Goal → Reproduce the records below in full and exactly, without their images.

Records shown →
/---
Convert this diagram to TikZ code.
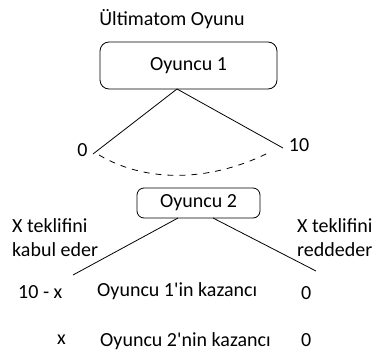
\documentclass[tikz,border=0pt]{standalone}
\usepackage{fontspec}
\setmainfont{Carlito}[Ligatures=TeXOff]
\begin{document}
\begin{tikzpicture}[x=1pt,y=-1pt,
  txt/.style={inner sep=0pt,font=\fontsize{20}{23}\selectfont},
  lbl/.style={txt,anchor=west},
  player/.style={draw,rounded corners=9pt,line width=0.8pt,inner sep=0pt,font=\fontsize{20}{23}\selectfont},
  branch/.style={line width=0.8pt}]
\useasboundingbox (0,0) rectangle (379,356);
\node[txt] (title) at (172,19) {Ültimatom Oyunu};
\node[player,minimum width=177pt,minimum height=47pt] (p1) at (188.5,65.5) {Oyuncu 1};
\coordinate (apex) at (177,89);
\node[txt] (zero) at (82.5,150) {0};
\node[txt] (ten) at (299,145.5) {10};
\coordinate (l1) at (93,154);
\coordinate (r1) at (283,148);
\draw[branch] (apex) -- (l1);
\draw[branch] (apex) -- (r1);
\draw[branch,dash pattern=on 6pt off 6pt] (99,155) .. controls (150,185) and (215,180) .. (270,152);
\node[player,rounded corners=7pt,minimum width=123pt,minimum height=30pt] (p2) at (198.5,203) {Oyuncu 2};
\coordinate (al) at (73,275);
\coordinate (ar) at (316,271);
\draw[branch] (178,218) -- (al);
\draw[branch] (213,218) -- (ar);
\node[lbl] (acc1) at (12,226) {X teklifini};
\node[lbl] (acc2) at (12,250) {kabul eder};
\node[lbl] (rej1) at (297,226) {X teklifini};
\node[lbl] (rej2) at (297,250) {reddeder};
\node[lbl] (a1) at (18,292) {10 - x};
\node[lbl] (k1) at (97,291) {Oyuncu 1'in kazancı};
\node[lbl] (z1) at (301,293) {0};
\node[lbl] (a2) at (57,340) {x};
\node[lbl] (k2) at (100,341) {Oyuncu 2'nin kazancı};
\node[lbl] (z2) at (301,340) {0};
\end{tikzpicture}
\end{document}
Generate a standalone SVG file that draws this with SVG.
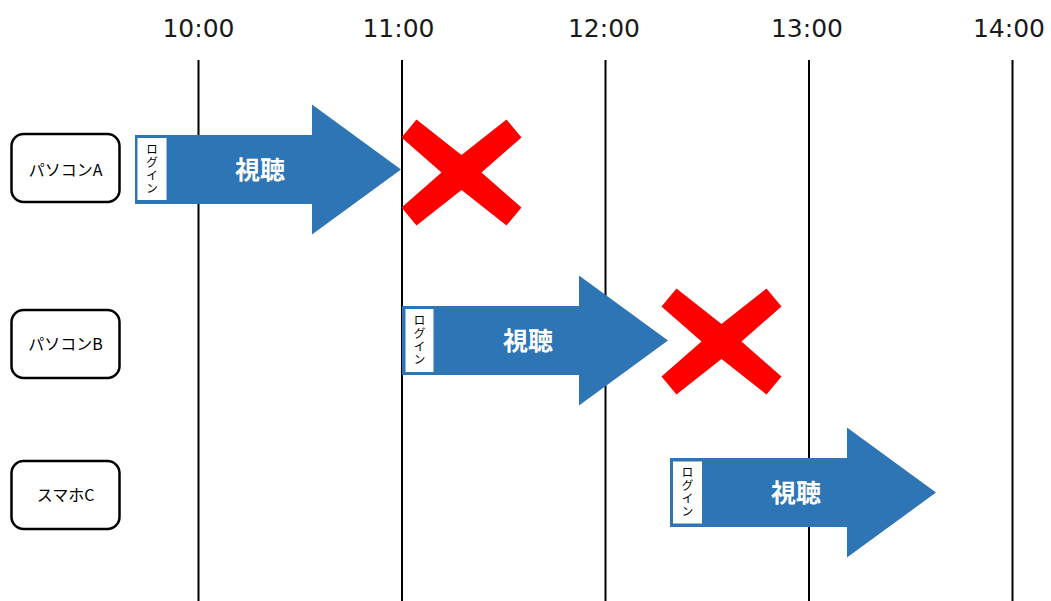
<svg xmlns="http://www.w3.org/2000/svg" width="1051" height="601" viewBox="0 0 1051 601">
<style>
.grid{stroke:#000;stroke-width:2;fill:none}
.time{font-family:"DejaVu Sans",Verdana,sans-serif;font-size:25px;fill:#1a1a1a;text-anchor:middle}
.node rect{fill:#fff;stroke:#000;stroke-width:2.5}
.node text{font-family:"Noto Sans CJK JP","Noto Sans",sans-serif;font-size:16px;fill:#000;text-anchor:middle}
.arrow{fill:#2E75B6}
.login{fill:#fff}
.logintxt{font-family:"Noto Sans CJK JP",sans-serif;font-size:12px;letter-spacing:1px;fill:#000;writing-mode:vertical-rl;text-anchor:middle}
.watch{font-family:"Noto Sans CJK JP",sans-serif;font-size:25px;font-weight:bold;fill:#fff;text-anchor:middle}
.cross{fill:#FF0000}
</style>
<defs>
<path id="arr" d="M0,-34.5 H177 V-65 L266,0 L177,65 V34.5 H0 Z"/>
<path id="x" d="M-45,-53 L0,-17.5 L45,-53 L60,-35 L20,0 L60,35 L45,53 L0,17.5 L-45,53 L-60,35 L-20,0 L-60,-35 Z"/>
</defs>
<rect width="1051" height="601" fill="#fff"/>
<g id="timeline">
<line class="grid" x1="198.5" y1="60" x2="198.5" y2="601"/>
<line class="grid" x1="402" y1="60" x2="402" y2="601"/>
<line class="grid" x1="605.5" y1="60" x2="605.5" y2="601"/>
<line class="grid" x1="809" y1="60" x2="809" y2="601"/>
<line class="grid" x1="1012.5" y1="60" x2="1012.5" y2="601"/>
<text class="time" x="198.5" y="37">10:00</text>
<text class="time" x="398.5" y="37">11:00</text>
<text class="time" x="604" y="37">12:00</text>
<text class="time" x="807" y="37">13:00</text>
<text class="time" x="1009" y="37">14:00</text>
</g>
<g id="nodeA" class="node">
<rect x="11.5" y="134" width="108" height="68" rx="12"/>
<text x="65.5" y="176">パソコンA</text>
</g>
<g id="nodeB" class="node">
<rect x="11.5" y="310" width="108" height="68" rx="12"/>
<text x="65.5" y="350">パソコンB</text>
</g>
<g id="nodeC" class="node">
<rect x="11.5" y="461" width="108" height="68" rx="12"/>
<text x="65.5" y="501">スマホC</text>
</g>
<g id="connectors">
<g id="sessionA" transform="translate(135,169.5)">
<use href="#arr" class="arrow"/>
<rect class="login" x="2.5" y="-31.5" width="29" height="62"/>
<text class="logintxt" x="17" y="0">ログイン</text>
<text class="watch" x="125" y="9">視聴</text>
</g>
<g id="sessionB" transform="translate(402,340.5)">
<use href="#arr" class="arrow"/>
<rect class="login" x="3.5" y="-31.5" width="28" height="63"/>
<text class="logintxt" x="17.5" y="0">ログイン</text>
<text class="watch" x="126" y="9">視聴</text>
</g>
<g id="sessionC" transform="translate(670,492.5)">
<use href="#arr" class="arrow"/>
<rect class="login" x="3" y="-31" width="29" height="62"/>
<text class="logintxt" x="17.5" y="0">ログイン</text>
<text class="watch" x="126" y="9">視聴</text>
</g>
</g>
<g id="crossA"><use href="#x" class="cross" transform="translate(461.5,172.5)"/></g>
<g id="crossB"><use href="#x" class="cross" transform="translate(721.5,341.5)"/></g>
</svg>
\---
The result →
Convert this diagram to TikZ code.
\documentclass[tikz,border=0pt]{standalone}
\usepackage{fontspec}
\setmainfont{Carlito}[Ligatures=TeXOff]
\begin{document}
\begin{tikzpicture}[x=1pt,y=-1pt,
  txt/.style={inner sep=0pt,font=\fontsize{20}{23}\selectfont},
  lbl/.style={txt,anchor=west},
  player/.style={draw,rounded corners=9pt,line width=0.8pt,inner sep=0pt,font=\fontsize{20}{23}\selectfont},
  branch/.style={line width=0.8pt}]
\useasboundingbox (0,0) rectangle (379,356);
\node[txt] (title) at (172,19) {Ültimatom Oyunu};
\node[player,minimum width=177pt,minimum height=47pt] (p1) at (188.5,65.5) {Oyuncu 1};
\coordinate (apex) at (177,89);
\node[txt] (zero) at (82.5,150) {0};
\node[txt] (ten) at (299,145.5) {10};
\coordinate (l1) at (93,154);
\coordinate (r1) at (283,148);
\draw[branch] (apex) -- (l1);
\draw[branch] (apex) -- (r1);
\draw[branch,dash pattern=on 6pt off 6pt] (99,155) .. controls (150,185) and (215,180) .. (270,152);
\node[player,rounded corners=7pt,minimum width=123pt,minimum height=30pt] (p2) at (198.5,203) {Oyuncu 2};
\coordinate (al) at (73,275);
\coordinate (ar) at (316,271);
\draw[branch] (178,218) -- (al);
\draw[branch] (213,218) -- (ar);
\node[lbl] (acc1) at (12,226) {X teklifini};
\node[lbl] (acc2) at (12,250) {kabul eder};
\node[lbl] (rej1) at (297,226) {X teklifini};
\node[lbl] (rej2) at (297,250) {reddeder};
\node[lbl] (a1) at (18,292) {10 - x};
\node[lbl] (k1) at (97,291) {Oyuncu 1'in kazancı};
\node[lbl] (z1) at (301,293) {0};
\node[lbl] (a2) at (57,340) {x};
\node[lbl] (k2) at (100,341) {Oyuncu 2'nin kazancı};
\node[lbl] (z2) at (301,340) {0};
\end{tikzpicture}
\end{document}
Generate a standalone SVG file that draws this with SVG.
<svg xmlns="http://www.w3.org/2000/svg" width="1051" height="601" viewBox="0 0 1051 601">
<style>
.grid{stroke:#000;stroke-width:2;fill:none}
.time{font-family:"DejaVu Sans",Verdana,sans-serif;font-size:25px;fill:#1a1a1a;text-anchor:middle}
.node rect{fill:#fff;stroke:#000;stroke-width:2.5}
.node text{font-family:"Noto Sans CJK JP","Noto Sans",sans-serif;font-size:16px;fill:#000;text-anchor:middle}
.arrow{fill:#2E75B6}
.login{fill:#fff}
.logintxt{font-family:"Noto Sans CJK JP",sans-serif;font-size:12px;letter-spacing:1px;fill:#000;writing-mode:vertical-rl;text-anchor:middle}
.watch{font-family:"Noto Sans CJK JP",sans-serif;font-size:25px;font-weight:bold;fill:#fff;text-anchor:middle}
.cross{fill:#FF0000}
</style>
<defs>
<path id="arr" d="M0,-34.5 H177 V-65 L266,0 L177,65 V34.5 H0 Z"/>
<path id="x" d="M-45,-53 L0,-17.5 L45,-53 L60,-35 L20,0 L60,35 L45,53 L0,17.5 L-45,53 L-60,35 L-20,0 L-60,-35 Z"/>
</defs>
<rect width="1051" height="601" fill="#fff"/>
<g id="timeline">
<line class="grid" x1="198.5" y1="60" x2="198.5" y2="601"/>
<line class="grid" x1="402" y1="60" x2="402" y2="601"/>
<line class="grid" x1="605.5" y1="60" x2="605.5" y2="601"/>
<line class="grid" x1="809" y1="60" x2="809" y2="601"/>
<line class="grid" x1="1012.5" y1="60" x2="1012.5" y2="601"/>
<text class="time" x="198.5" y="37">10:00</text>
<text class="time" x="398.5" y="37">11:00</text>
<text class="time" x="604" y="37">12:00</text>
<text class="time" x="807" y="37">13:00</text>
<text class="time" x="1009" y="37">14:00</text>
</g>
<g id="nodeA" class="node">
<rect x="11.5" y="134" width="108" height="68" rx="12"/>
<text x="65.5" y="176">パソコンA</text>
</g>
<g id="nodeB" class="node">
<rect x="11.5" y="310" width="108" height="68" rx="12"/>
<text x="65.5" y="350">パソコンB</text>
</g>
<g id="nodeC" class="node">
<rect x="11.5" y="461" width="108" height="68" rx="12"/>
<text x="65.5" y="501">スマホC</text>
</g>
<g id="connectors">
<g id="sessionA" transform="translate(135,169.5)">
<use href="#arr" class="arrow"/>
<rect class="login" x="2.5" y="-31.5" width="29" height="62"/>
<text class="logintxt" x="17" y="0">ログイン</text>
<text class="watch" x="125" y="9">視聴</text>
</g>
<g id="sessionB" transform="translate(402,340.5)">
<use href="#arr" class="arrow"/>
<rect class="login" x="3.5" y="-31.5" width="28" height="63"/>
<text class="logintxt" x="17.5" y="0">ログイン</text>
<text class="watch" x="126" y="9">視聴</text>
</g>
<g id="sessionC" transform="translate(670,492.5)">
<use href="#arr" class="arrow"/>
<rect class="login" x="3" y="-31" width="29" height="62"/>
<text class="logintxt" x="17.5" y="0">ログイン</text>
<text class="watch" x="126" y="9">視聴</text>
</g>
</g>
<g id="crossA"><use href="#x" class="cross" transform="translate(461.5,172.5)"/></g>
<g id="crossB"><use href="#x" class="cross" transform="translate(721.5,341.5)"/></g>
</svg>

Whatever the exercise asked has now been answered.